At first she was not sure what to do with the paintings, but with the help of Robert’s nephew, Chicago architect William Jones Smith, Lucie arranged to donate ten oil paintings to the Philadelphia Museum of Art. William was a friend of the museum’s director, Fiske Kimball. Kimball chose the paintings he wanted — primarily landscapes done by 19th-century American artists — and they arrived at their new home in October, 1938. At the time, the museum’s vast neoclassical building (familiar to many from a scene on the front steps in the movie Rocky)was only ten years old, and many of its walls were still bare.
Landscape, by William Langson Lathrop, American Artist (1859-1938); Philadelphia Museum of Art: Gift of Lucie Washington Mitcheson in memory of Robert Stockton Johnson Mitcheson for the Robert Stockton Johnson Mitcheson Collection, 1938-22-5.
A flurry of correspondence between Lucie and museum staff reveals that everyone was happy about the gift. The paintings were hung together for a month in the newly furnished board room before being put on public display. Lucie was invited to come to see them, and to become a patron of the museum. Thrilled, she admitted she had once thought of museums as impersonal places, but “now I shall feel I am really one with you, and anticipate many visits to our Museum.”3
Several years later, she sold a number of paintings and water colours from the collection at auction. By 1946, Lucie must have also sold the house as she had moved into a hotel in the Mount Airy neighbourhood of the city. Her health was declining, nevertheless, she continued to correspond with museum director Kimball. That year she wrote, “It nearly breaks my heart not to be able to accept the many kind invitations that come to me from the museum, and now of all things to miss the Xmas party is the last straw.”4
The final entry in the museum’s file of correspondence with Lucie W. Mitcheson is a note to the museum director, informing him of her death on May 24, 1952.
Notes and Sources
1. Wilfred Jordan, editor. Colonial and Revolutionary Families of Pennsylvania; Genealogical and Personal Memoirs. New series. New York: Lewis Historical Publishing Company, Inc., 1942, p. 507. The author noted that, “according to family history,” Robert S.J. Mitcheson was a descendant of Richard Stockton, signer for New Jersey of the Declaration of Independence. That would have greatly improved Robert’s social status in Philadelphia, however, I have been unable find evidence of a connection.

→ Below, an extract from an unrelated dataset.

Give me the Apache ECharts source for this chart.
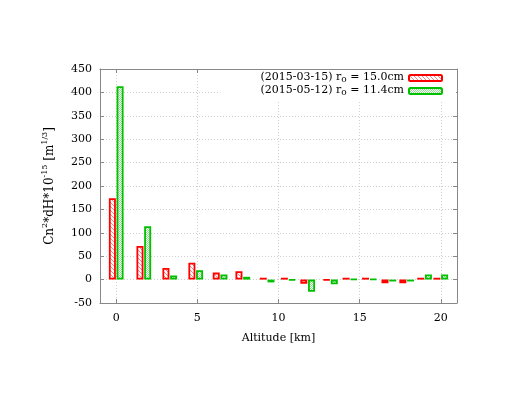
<!DOCTYPE html>
<html><head><meta charset="utf-8">
<script src="https://cdn.jsdelivr.net/npm/echarts@6/dist/echarts.min.js"></script>
<style>html,body{margin:0;padding:0;background:#fff}#c{width:518px;height:400px}</style>
</head><body><div id="c"></div>
<script>
// ---- data ----
const altitudes = [0, 1.7, 3.3, 4.9, 6.4, 7.8, 9.3, 10.6, 11.8, 13.2, 14.4, 15.6, 16.8, 17.9, 19.0, 20.0];
const values0315 = [174, 72, 25, 36, 15, 18, 4, 4, -9, -1, 4, 4, -8, -8, 4, 4];
const values0512 = [413, 114, 9, 20, 11, 6, -6, -1, -26, -10, 1, 1, -4, -4, 11, 11];
const seriesDates = ['(2015-03-15)', '(2015-05-12)'];
const seriesR0 = ['15.0cm', '11.4cm'];
const xTickLabels = [0, 5, 10, 15, 20];
const yMin = -50, yMax = 450, yStep = 50;
const xMin = -1, xMax = 21;

const FONT = 'DejaVu Serif';
const seriesNames = seriesDates.map((d, i) => d + ' ro = ' + seriesR0[i]);
function pairs(vals) { return altitudes.map((a, i) => [a, vals[i]]); }

// fill textures
function hatchPattern() {
  const c = document.createElement('canvas'); c.width = 4; c.height = 4;
  const g = c.getContext('2d');
  g.fillStyle = '#ffffff'; g.fillRect(0, 0, 4, 4);
  g.fillStyle = '#ff8484';
  for (let i = 0; i < 4; i++) g.fillRect(i, i, 1, 1);
  return {image: c, repeat: 'repeat'};
}
function checkPattern() {
  const c = document.createElement('canvas'); c.width = 2; c.height = 2;
  const g = c.getContext('2d');
  g.fillStyle = '#ffffff'; g.fillRect(0, 0, 2, 2);
  g.fillStyle = '#8edc8e';
  g.fillRect(0, 0, 1, 1); g.fillRect(1, 1, 1, 1);
  return {image: c, repeat: 'repeat'};
}

const chart = echarts.init(document.getElementById('c'), null, {renderer: 'canvas'});
const axisColor = '#888';
const gridLine = {show: true, lineStyle: {color: '#cfcfcf', type: [1, 2], width: 1}};

chart.setOption({
  animation: false,
  backgroundColor: '#fff',
  grid: {left: 100, right: 61, top: 69, bottom: 97},
  legend: {
    orient: 'vertical', align: 'right', right: 62, top: 70,
    padding: [2, 13, 3, 40], backgroundColor: '#fff',
    itemWidth: 33, itemHeight: 6, itemGap: 1,
    data: seriesNames,
    formatter: function (name) {
      const i = seriesNames.indexOf(name);
      return '{a|' + seriesDates[i] + ' r}{s|o}{a| = ' + seriesR0[i] + '}';
    },
    textStyle: {
      fontFamily: FONT, fontSize: 11, color: '#000',
      rich: {
        a: {fontFamily: FONT, fontSize: 11, color: '#000', lineHeight: 12, verticalAlign: 'top'},
        s: {fontFamily: FONT, fontSize: 9, color: '#000', lineHeight: 8, verticalAlign: 'bottom'}
      }
    }
  },
  xAxis: [{
    type: 'value', min: xMin, max: xMax, position: 'bottom',
    name: 'Altitude [km]', nameLocation: 'middle', nameGap: 30,
    nameTextStyle: {fontFamily: FONT, fontSize: 11, color: '#000'},
    axisLine: {show: true, onZero: false, lineStyle: {color: axisColor}},
    axisTick: {show: true, inside: true, length: 4, lineStyle: {color: axisColor}},
    axisLabel: {fontFamily: FONT, fontSize: 11, color: '#000', margin: 10,
      showMinLabel: false, showMaxLabel: false,
      formatter: v => (xTickLabels.indexOf(v) >= 0 ? String(v) : '')},
    splitLine: gridLine
  }, {
    type: 'value', min: xMin, max: xMax, position: 'top',
    axisLine: {show: true, onZero: false, lineStyle: {color: axisColor}},
    axisTick: {show: true, inside: true, length: 4, lineStyle: {color: axisColor}},
    axisLabel: {show: false}, splitLine: {show: false}
  }],
  yAxis: [{
    type: 'value', min: yMin, max: yMax, interval: yStep, position: 'left',
    name: '{a|Cn}{sup|2}{a|*dH*10}{sup|-15}{a| [m}{sup|1/3}{a|]}',
    nameLocation: 'middle', nameRotate: 90, nameGap: 44,
    nameTextStyle: {
      fontFamily: FONT, fontSize: 12, color: '#000',
      rich: {
        a: {fontFamily: FONT, fontSize: 12, color: '#000', lineHeight: 15, verticalAlign: 'bottom'},
        sup: {fontFamily: FONT, fontSize: 8, color: '#000', lineHeight: 8, verticalAlign: 'top'}
      }
    },
    axisLine: {show: true, onZero: false, lineStyle: {color: axisColor}},
    axisTick: {show: true, inside: true, length: 4, lineStyle: {color: axisColor}},
    axisLabel: {fontFamily: FONT, fontSize: 11, color: '#000', margin: 8},
    splitLine: gridLine
  }, {
    type: 'value', min: yMin, max: yMax, interval: yStep, position: 'right',
    axisLine: {show: true, onZero: false, lineStyle: {color: axisColor}},
    axisTick: {show: true, inside: true, length: 4, lineStyle: {color: axisColor}},
    axisLabel: {show: false}, splitLine: {show: false}
  }],
  series: [{
    name: seriesNames[0], type: 'bar', xAxisIndex: 0, yAxisIndex: 0,
    data: pairs(values0315), barWidth: 7, barGap: '10%',
    itemStyle: {color: hatchPattern(), borderColor: '#ff0000', borderWidth: 1.8}
  }, {
    name: seriesNames[1], type: 'bar', xAxisIndex: 0, yAxisIndex: 0,
    data: pairs(values0512), barWidth: 7, barGap: '10%',
    itemStyle: {color: checkPattern(), borderColor: '#00c000', borderWidth: 1.8}
  }]
});
</script></body></html>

2. Robert McGregor Mitcheson, Nov. 30, 1877, City of Philadelphia Register of Wills Office, #895. Familysearch.org, Wills, 1682-1916, Index to Wills, 1682-1924, film #07726523; Wills, V. 90-91, 1877-1878, image #390.
3. Lucie W. Mitcheson, Dec. 16, 1938, General Correspondence and related material, 1938-1939, Philadelphia Museum of Art, Library and Archives.
4 Lucie W. Mitcheson, Nov. 30, 1946, General Correspondence and related material, 1945-1946, Philadelphia Museum of Art, Library and Archives.